Albert Goldthorpe

Personal information
- Full name: Albert Edward Goldthorpe
- Born: 3 November 1871 Hunslet, Leeds, West Riding of Yorkshire
- Died: 8 January 1943 (aged 71) Leeds, West Riding of Yorkshire

Playing information

Rugby union
- Position: Fullback
Club
| Years | Team | Pld | T | G | FG | P |
| 1888–95 | Hunslet |  |  |  |  |  |

Rugby league
- Position: Stand-off, Fullback
Club
| Years | Team | Pld | T | G | FG | P |
| 1895–1910 | Hunslet | 466 | 46 | 672 | 12 | 1548 |
Representative
| Years | Team | Pld | T | G | FG | P |
| 1896–1903 | Yorkshire | 6 | 1 | 2 | 0 | 7 |
- Source:

= Albert Goldthorpe =

English rugby footballer

Albert Edward Goldthorpe (3 November 1871 – 8 January 1943) was an English rugby footballer from the period around 1895's schism in English rugby, which led to the formation of rugby league football around the turn of the century.

==Career==
One of five brothers (four of whom at one period played together in the same Hunslet team), Goldthorpe made his first team début with Hunslet, at , as a 16-year-old in October, 1888. He went on to become one of the best known figures in English rugby, both before and after the split, and he was one of the finest individual talents in the game at the time of the Northern Union's formation in 1895. He was also a successful cricketer, captaining the team for several years.

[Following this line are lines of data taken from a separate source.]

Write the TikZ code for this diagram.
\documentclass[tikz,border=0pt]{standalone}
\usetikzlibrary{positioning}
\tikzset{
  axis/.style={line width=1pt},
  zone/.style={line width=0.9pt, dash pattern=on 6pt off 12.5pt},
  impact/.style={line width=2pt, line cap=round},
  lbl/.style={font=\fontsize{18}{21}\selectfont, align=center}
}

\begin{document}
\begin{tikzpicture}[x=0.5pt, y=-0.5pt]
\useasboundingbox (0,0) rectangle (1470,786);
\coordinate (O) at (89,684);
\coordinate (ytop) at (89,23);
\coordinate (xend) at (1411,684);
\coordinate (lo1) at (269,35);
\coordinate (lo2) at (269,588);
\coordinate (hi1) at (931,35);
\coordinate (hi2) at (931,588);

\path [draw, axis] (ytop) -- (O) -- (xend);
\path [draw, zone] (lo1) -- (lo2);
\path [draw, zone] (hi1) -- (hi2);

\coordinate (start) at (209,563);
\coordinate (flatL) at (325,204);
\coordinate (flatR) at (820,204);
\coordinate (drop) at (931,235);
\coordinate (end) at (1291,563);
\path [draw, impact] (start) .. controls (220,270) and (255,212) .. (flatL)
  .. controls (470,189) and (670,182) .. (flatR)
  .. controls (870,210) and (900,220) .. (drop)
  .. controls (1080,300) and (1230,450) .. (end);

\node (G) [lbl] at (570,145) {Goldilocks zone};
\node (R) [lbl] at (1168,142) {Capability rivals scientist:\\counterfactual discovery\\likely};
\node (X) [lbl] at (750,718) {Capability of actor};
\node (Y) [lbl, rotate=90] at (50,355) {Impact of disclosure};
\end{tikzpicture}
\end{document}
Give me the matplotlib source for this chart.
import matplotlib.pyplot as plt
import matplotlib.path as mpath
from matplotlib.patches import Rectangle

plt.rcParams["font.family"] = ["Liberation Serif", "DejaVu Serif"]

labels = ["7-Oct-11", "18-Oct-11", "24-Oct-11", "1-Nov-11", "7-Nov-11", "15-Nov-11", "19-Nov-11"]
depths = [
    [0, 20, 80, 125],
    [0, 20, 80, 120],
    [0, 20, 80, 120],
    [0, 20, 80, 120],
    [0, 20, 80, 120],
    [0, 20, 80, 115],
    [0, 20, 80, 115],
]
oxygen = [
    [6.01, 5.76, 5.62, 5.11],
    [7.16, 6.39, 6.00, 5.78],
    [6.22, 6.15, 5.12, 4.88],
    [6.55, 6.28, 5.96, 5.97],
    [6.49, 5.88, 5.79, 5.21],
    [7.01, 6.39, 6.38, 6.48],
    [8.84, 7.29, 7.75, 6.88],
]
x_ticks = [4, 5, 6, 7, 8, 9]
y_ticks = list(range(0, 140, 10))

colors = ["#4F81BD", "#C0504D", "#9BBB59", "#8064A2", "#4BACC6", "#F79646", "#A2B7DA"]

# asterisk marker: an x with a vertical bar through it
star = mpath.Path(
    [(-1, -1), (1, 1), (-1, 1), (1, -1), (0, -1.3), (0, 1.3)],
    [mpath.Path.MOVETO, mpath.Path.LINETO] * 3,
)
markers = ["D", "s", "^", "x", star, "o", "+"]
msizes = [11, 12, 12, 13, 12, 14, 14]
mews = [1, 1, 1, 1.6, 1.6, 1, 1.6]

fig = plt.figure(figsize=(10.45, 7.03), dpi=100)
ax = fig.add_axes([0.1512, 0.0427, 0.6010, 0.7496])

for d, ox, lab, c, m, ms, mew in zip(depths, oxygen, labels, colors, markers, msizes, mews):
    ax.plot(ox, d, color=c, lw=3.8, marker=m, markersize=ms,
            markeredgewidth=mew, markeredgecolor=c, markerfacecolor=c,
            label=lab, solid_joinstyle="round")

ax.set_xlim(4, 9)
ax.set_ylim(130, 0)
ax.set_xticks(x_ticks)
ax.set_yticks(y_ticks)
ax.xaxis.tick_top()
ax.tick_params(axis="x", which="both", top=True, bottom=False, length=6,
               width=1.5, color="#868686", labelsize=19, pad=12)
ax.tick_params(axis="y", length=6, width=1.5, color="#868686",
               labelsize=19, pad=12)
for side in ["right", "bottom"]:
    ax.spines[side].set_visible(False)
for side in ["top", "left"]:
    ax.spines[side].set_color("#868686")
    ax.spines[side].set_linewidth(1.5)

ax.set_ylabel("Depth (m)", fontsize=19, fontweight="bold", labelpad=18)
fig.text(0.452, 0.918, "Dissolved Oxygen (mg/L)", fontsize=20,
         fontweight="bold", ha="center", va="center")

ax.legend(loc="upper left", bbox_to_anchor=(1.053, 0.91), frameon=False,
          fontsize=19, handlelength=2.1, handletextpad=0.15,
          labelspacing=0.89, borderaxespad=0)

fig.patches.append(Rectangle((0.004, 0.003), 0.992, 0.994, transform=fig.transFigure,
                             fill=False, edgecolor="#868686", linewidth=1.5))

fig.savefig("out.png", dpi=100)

Goldthorpe was still playing for Hunslet twenty years after his debut, when in the 1907-08 season he led the club to unprecedented success, winning all four cups (the Challenge Cup, the Championship, the Yorkshire Cup and the Yorkshire League). Hunslet were the first team to achieve that feat.

Albert Goldthorpe played in Hunslet's 14-0 victory over Hull F.C. in the 1907–08 Challenge Cup Final during the 1907–08 season at Fartown Ground, Huddersfield on Saturday 25 April 1908, in front of a crowd of 18,000.

Albert Goldthorpe played in Hunslet's 13-3 victory over Halifax in the 1905–06 Yorkshire Cup Final during the 1905–06 season at Park Avenue, Bradford on Saturday 2 December 1905, and played , and scored 3-drop goals in the 17-0 victory over Halifax in the 1907–08 Yorkshire Cup Final during the 1907–08 season at Headingley, Leeds on Saturday 21 December 1907.

When he finally retired in 1910, Goldthorpe had scored more goals and points than any player in the game's history at that time. He had played at least 713 games for Hunslet, scoring over 80 tries and kicking over 1000 goals. After his playing career ended he served on the Hunslet committee until, in 1924, he was appointed as the club's second full-time secretary-manager, a post he held for seven years. He had been a member of the committee from at least 15th Nov, 1895, along with his brother James. Albert farmed Urn Farm on Middleton Road, Belle Isle, Leeds and is buried in Hunslet Cemetery nearby.

==Legacy==
Goldthorpe died in January 1943, aged 71.

In 1988 an Australian television movie, The First Kangaroos actor Dennis Waterman's villainous depiction of Goldthorpe drew formal complaints from Goldthorpe's granddaughter.

In 2008, the Albert Goldthorpe Medal was created by British rugby league newspaper Rugby Leaguer & League Express to honour the leading players in the Super League.

On 20 August 2009, transport company Arriva Yorkshire honoured 13 rugby league footballers at a ceremony at The Jungle, the home of the Castleford Tigers. A fleet of new buses were named after the 'Arriva Yorkshire Rugby League Dream Team'. Members of the public nominated the best ever rugby league footballers to have played in West Yorkshire, supported by local rugby league journalists; James Deighton from BBC Leeds, and Tim Butcher, editor of Rugby League World. The 'Arriva Yorkshire Rugby League Dream Team' is; Trevor Foster MBE, Neil Fox MBE, Albert Goldthorpe, Alan Hardisty, Stan Kielty, Lewis Jones, Roger Millward MBE, Malcolm Reilly, Garry Schofield, Keith Senior, David Topliss, Dave Valentine and Adrian Vowles.

In 2015, Goldthorpe was inducted into the Rugby League Hall of Fame.